The statistics are depressing. Only about 16% of people with severe mental illness are receiving even “minimally acceptable” treatment. Many of the others land in jail cells or squalid street encampments, or languish in back bedrooms. Psychiatrists are heavily concentrated in high-income urban areas, with half of all U.S. counties having no psychiatrists at all. Paying for treatment can be a challenge, too: Almost 60% of psychiatrists don’t accept Medicaid, and 45% don’t accept private insurance. There are only 12.6 public hospital beds for mentally ill patients per 100,000, a quarter of what analysts estimate we need.

(snip)

The University of Washington in Seattle has perfected so-called collaborative care. A staff member is assigned to focus on “the people who may not be asking for help or might be falling through the cracks,” as the program’s director puts it. “This person’s job is to integrate medications and psychotherapy with programs aimed at meeting social needs.” Dr. Insel emphasizes that well-designed programs for recovery should aim at “finding connection, sanctuary, and meaning not defined or delimited by mental illness.” Ideal long-term care, after initial contact, would include the sustained attention of a team, including a social worker and an occupational therapist. One goal would be to help the patient navigate a return to school or work, thus avoiding isolation and self-destructive rumination.

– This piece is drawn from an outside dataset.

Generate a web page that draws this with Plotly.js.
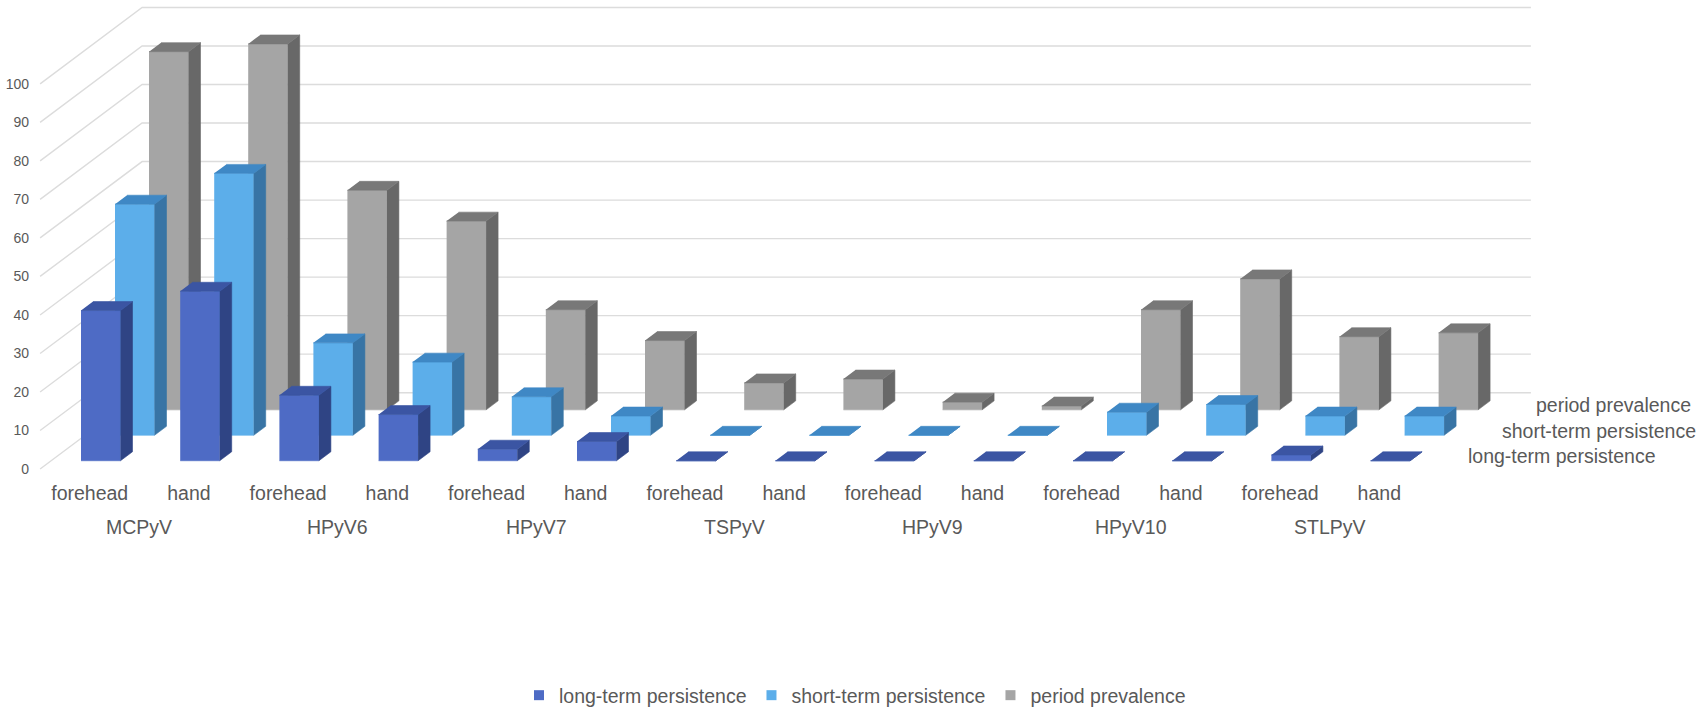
<!DOCTYPE html>
<html>
<head>
<meta charset="utf-8">
<script src="https://cdn.plot.ly/plotly-3.0.1.min.js"></script>
<style>
  html, body { margin: 0; padding: 0; background: #fff; }
  #chart { width: 1700px; height: 715px; }
</style>
</head>
<body>
<div id="chart"></div>
<script>
// virus groups and sampling sites (two bars per group)
var groups = ["MCPyV", "HPyV6", "HPyV7", "TSPyV", "HPyV9", "HPyV10", "STLPyV"];
var sites = ["forehead", "hand"];

// values in %, order: group x site
var longTerm   = [39, 44, 17, 12, 3, 5, 0, 0, 0, 0, 0, 0, 1.5, 0];
var shortTerm  = [60, 68, 24, 19, 10, 5, 0, 0, 0, 0, 6, 8, 5, 5];
var periodPrev = [93, 95, 57, 49, 26, 18, 7, 8, 2, 1, 26, 34, 19, 20];

var seriesNames = ["long-term persistence", "short-term persistence", "period prevalence"];
var yTicks = [0, 10, 20, 30, 40, 50, 60, 70, 80, 90, 100];

// look of the fake 3d columns
var faceColors = [
    { front: "#4e6bc5", top: "#3b55a3", side: "#2f4484" },
    { front: "#5caeea", top: "#3f88c5", side: "#3874a5" },
    { front: "#a5a5a5", top: "#787878", side: "#686868" }
];
var pxX = 99.2, pxY = 3.86;          // pixels per category / per percent
var dx = 34 / pxX, dy = 25.5 / pxY;  // shift of one row of depth
var half = 0.199;                    // half bar width
var dFront = 0.325, dDepth = 0.353;  // bar position inside its row
var nWall = 3;                       // depth of the floor, in rows

var labels = [];
groups.forEach(function (g) { sites.forEach(function (s) { labels.push(s); }); });
var nCat = labels.length;

var traces = [];

// walls: left wall diagonals and back wall horizontals
var gx = [], gy = [];
yTicks.forEach(function (v) {
    gx.push(-0.5, -0.5 + nWall * dx, nCat - 0.5 + nWall * dx, null);
    gy.push(v, v + nWall * dy, v + nWall * dy, null);
});
traces.push({
    x: gx, y: gy, mode: "lines", type: "scatter",
    line: { color: "#dcdcdc", width: 1.4 },
    hoverinfo: "skip", showlegend: false
});

function faceTrace(xs, ys, color) {
    return {
        x: xs, y: ys, type: "scatter", mode: "lines", fill: "toself",
        fillcolor: color, line: { color: color, width: 0.6 },
        hoverinfo: "skip", showlegend: false
    };
}

var rows = [longTerm, shortTerm, periodPrev];
// back row first so the front rows cover it
for (var r = rows.length - 1; r >= 0; r--) {
    var vals = rows[r];
    var f = { x: [], y: [] }, t = { x: [], y: [] }, s = { x: [], y: [] };
    var bx = dDepth * dx, by = dDepth * dy;
    for (var i = 0; i < nCat; i++) {
        var x0 = i - half + (r + dFront) * dx;
        var x1 = i + half + (r + dFront) * dx;
        var y0 = (r + dFront) * dy;
        var y1 = y0 + vals[i];
        f.x.push(x0, x1, x1, x0, null);
        f.y.push(y0, y0, y1, y1, null);
        t.x.push(x0, x1, x1 + bx, x0 + bx, null);
        t.y.push(y1, y1, y1 + by, y1 + by, null);
        s.x.push(x1, x1 + bx, x1 + bx, x1, null);
        s.y.push(y0, y0 + by, y1 + by, y1, null);
    }
    traces.push(faceTrace(f.x, f.y, faceColors[r].front));
    traces.push(faceTrace(s.x, s.y, faceColors[r].side));
    traces.push(faceTrace(t.x, t.y, faceColors[r].top));
}

// legend entries
seriesNames.forEach(function (name, k) {
    traces.push({
        x: [null], y: [null], type: "scatter", mode: "markers", name: name,
        marker: { symbol: "square", size: 10, color: faceColors[k].front }
    });
});

var annotations = [];
groups.forEach(function (g, k) {
    annotations.push({
        x: 2 * k + 0.5, xref: "x", y: -0.1, yref: "paper",
        text: g, showarrow: false, xanchor: "center", yanchor: "middle",
        font: { size: 19.5, color: "#595959" }
    });
});
seriesNames.forEach(function (name, k) {
    annotations.push({
        x: nCat - 0.5 + (k + 0.5) * dx, xref: "x",
        y: (k + 0.5) * dy, yref: "y",
        text: name, showarrow: false, xanchor: "left", yanchor: "middle",
        xshift: 20, font: { size: 19.5, color: "#595959" }
    });
});

var W = 1700, H = 715, mL = 30, mT = 2, mB = 235;
var layout = {
    width: W, height: H,
    margin: { l: mL, r: 0, t: mT, b: mB, pad: 0 },
    paper_bgcolor: "#fff", plot_bgcolor: "#fff",
    font: { family: "Liberation Sans, Arial, sans-serif", color: "#595959" },
    xaxis: {
        range: [(mL - 89.7) / pxX, (W - 89.7) / pxX],
        showgrid: false, zeroline: false, showline: false,
        tickmode: "array",
        tickvals: labels.map(function (_, i) { return i; }),
        ticktext: labels, ticks: "", tickfont: { size: 19.5, color: "#595959" }
    },
    yaxis: {
        range: [(470 - (H - mB)) / pxY, (470 - mT) / pxY],
        showgrid: false, zeroline: false, showline: false,
        tickmode: "array", tickvals: yTicks, ticks: "",
        tickfont: { size: 14, color: "#595959" }
    },
    showlegend: true,
    legend: {
        orientation: "h", x: 0.494, xanchor: "center", y: -0.454, yanchor: "middle",
        itemwidth: 30, tracegroupgap: 0,
        font: { size: 19.5, color: "#595959" }
    },
    annotations: annotations
};

Plotly.newPlot("chart", traces, layout, { staticPlot: true });
</script>
</body>
</html>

Because Dr. Insel is such an understated writer, it is easy to miss the audacity to be found in “Healing.” He confesses to having long “misunderstood the problem” of treating mental illness—as did most of the profession he helped to lead for two decades. “While we studied the risk factors for suicide, the death rate had climbed 33%,” he writes. “While we identified the neuroanatomy of addiction, overdose deaths had increased threefold. While we mapped the genes for schizophrenia, people with the disease were still chronically unemployed and dying 20 years early.”